The studio part of the equation is a few steps further on, through the garden, where an old garage was gently winter proofed and is heated primarily by a small cast-iron stove that Fitzhugh grew up with in New Hampshire. Here, he develops ideas. There are maquettes for his more monumental works – the large-scale metal or wood sculptures now in private collections and public spaces, including in Brooklyn’s Prospect Park and under the Brooklyn Bridge – and smaller, more intimate reliefs made of clay tile, which are hung narratively in groupings.
The vocabulary and shape of Fitzhugh’s work captures a childhood spent under an open sky among the mountains of New England and rock steps climbed on hikes with his parents – steps that fellow hikers would fashion, leaving them for those that followed. ‘I’ve always been interested in the silhouettes of landscapes. As a kid, I’d imagine myself in miniature inside the landscapes I was drawing,’ he says. ‘I think this is why I like to begin by working on a small scale, creating a maquette – and why I encourage folks to climb or crawl through many of my larger works.’
The children work with clay, too, making ‘tiles’ – slices they manipulate that are then glazed and hung on the wall as a record of their handiwork. The couple might meet in the studio if they are discussing an installation of Fitzhugh’s art or planning the fabrication of a sculptural design – a handrail, chimneypiece or light fixture for a project. Often Lyndsay works on the first floor of the house, in a sunlit space with a clear view out to Lucy, anchored in the bay. Responsible for the look and feel of the interiors of The Brooklyn Home Company’s properties, Lyndsay’s love of a calm palette is a hallmark of her work. ‘It’s not that it all has to be white,’ she says. ‘I like pale colours because they let textures show much more clearly and I want the background to be unfussy, so other materials or art can come through. In our house here, Fitzhugh’s work, which is over and near the fireplace, says something very different from the pale floors, walls and upholstery. So does the antique round library table – which also happens to make an excellent roundabout for the kids.

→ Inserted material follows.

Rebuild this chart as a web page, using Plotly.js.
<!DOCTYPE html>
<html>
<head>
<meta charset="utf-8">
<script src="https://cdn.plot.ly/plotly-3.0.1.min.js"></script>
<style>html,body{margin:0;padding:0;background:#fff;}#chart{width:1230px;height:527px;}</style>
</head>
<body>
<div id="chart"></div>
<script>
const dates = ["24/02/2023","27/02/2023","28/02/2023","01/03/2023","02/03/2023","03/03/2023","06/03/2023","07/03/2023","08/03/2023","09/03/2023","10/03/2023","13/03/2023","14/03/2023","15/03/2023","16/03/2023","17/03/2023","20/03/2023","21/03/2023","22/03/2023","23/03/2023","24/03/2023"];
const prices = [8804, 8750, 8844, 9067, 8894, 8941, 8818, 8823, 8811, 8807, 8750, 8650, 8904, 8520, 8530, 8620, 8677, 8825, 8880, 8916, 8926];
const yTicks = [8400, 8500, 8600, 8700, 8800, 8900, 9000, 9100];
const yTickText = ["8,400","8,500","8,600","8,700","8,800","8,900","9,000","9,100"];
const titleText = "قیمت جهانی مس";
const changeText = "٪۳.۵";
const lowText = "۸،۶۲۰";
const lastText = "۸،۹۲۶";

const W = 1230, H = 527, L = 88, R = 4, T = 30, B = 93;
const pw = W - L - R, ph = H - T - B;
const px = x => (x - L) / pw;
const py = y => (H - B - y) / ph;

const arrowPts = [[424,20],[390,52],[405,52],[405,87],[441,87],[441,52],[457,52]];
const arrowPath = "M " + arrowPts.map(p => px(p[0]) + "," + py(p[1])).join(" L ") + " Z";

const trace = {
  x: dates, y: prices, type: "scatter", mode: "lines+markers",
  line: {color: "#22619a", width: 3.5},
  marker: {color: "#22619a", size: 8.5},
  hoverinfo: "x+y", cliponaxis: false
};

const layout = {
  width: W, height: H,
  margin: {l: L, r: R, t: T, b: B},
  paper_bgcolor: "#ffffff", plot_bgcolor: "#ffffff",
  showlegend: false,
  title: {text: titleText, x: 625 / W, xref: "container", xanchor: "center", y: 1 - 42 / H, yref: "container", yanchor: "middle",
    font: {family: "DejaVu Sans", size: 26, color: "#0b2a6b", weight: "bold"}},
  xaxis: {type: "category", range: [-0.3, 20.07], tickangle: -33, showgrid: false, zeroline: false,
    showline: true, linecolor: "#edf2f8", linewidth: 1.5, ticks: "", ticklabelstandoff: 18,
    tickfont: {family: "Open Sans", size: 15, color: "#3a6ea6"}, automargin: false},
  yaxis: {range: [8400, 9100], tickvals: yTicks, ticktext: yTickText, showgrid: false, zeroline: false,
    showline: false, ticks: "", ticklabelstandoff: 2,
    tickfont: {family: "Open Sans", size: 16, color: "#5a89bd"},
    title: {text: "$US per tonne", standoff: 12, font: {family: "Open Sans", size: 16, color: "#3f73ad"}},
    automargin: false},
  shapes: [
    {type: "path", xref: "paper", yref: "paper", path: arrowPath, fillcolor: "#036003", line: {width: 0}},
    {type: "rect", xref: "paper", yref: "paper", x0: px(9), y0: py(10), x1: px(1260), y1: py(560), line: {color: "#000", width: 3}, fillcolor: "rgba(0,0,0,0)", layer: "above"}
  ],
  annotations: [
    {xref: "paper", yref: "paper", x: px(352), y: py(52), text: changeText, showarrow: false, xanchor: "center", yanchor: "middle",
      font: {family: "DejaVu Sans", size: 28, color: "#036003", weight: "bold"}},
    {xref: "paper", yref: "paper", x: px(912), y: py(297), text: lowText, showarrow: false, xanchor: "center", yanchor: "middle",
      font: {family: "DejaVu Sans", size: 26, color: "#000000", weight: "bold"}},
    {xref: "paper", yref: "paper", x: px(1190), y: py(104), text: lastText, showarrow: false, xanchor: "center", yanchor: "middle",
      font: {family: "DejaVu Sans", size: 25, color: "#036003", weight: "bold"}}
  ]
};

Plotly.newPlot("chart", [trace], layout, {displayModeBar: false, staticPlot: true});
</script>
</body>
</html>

I like this interplay.’
Across the lane is Papa Joe, a neighbour with a backhoe digger. In late 2021, space was made using this digger for the carving of 20 enormous tree trunks from a local tree service. They had been felled due to a beetle blight in the bark, but were fine for what Fitzhugh wanted to do, which was to create large-scale totemic carvings. ‘When they were finished, I titled the series Friendship to reflect the friendship with Papa Joe and my kinship with the trees, I suppose. It just felt natural,’ Fitzhugh explains.

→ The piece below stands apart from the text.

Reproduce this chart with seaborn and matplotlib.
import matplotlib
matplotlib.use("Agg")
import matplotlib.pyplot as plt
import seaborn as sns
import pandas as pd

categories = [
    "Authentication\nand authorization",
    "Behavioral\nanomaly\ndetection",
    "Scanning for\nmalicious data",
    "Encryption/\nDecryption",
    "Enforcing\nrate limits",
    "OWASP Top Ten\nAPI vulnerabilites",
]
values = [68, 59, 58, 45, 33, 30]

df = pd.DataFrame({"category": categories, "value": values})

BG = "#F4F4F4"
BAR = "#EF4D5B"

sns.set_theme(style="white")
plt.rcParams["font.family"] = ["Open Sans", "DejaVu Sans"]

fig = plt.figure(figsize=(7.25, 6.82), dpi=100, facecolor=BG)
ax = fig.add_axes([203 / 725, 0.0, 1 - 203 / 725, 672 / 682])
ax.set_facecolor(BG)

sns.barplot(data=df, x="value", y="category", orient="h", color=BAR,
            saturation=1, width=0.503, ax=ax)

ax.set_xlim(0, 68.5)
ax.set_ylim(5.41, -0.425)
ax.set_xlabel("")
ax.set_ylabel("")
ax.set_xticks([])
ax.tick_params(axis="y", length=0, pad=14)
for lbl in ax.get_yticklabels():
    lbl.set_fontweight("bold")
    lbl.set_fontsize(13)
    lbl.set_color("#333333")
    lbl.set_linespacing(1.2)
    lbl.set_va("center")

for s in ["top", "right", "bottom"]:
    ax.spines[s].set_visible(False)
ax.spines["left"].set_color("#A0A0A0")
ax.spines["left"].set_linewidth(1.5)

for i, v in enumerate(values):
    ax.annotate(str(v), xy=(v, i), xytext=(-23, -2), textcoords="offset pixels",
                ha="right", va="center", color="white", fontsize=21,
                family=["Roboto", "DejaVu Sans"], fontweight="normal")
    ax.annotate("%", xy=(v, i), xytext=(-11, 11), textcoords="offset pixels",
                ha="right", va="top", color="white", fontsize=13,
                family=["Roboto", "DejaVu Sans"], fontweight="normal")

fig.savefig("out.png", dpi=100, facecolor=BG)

Friendship spent last summer at LongHouse Reserve, a 16-acre estate and sculpture garden in East Hampton, New York, as part of its Art in the Gardens programme. ‘Instead of being sent to the chipper, they were returned to a place less than a mile from where the trees spent many decades growing,’ he says with satisfaction.
A day at the house in Springs might end with supper on board Lucy with friends, and a jump off the bow to swim. ‘She isn’t a fast boat,’ says Fitzhugh. ‘But when we are out on her going for a little jaunt round Gardiners Bay, we look back at the house as the light is fading. We can see our triangle and we can feel the rhythm of our family pursuits and what we are, each day, hoping to create.’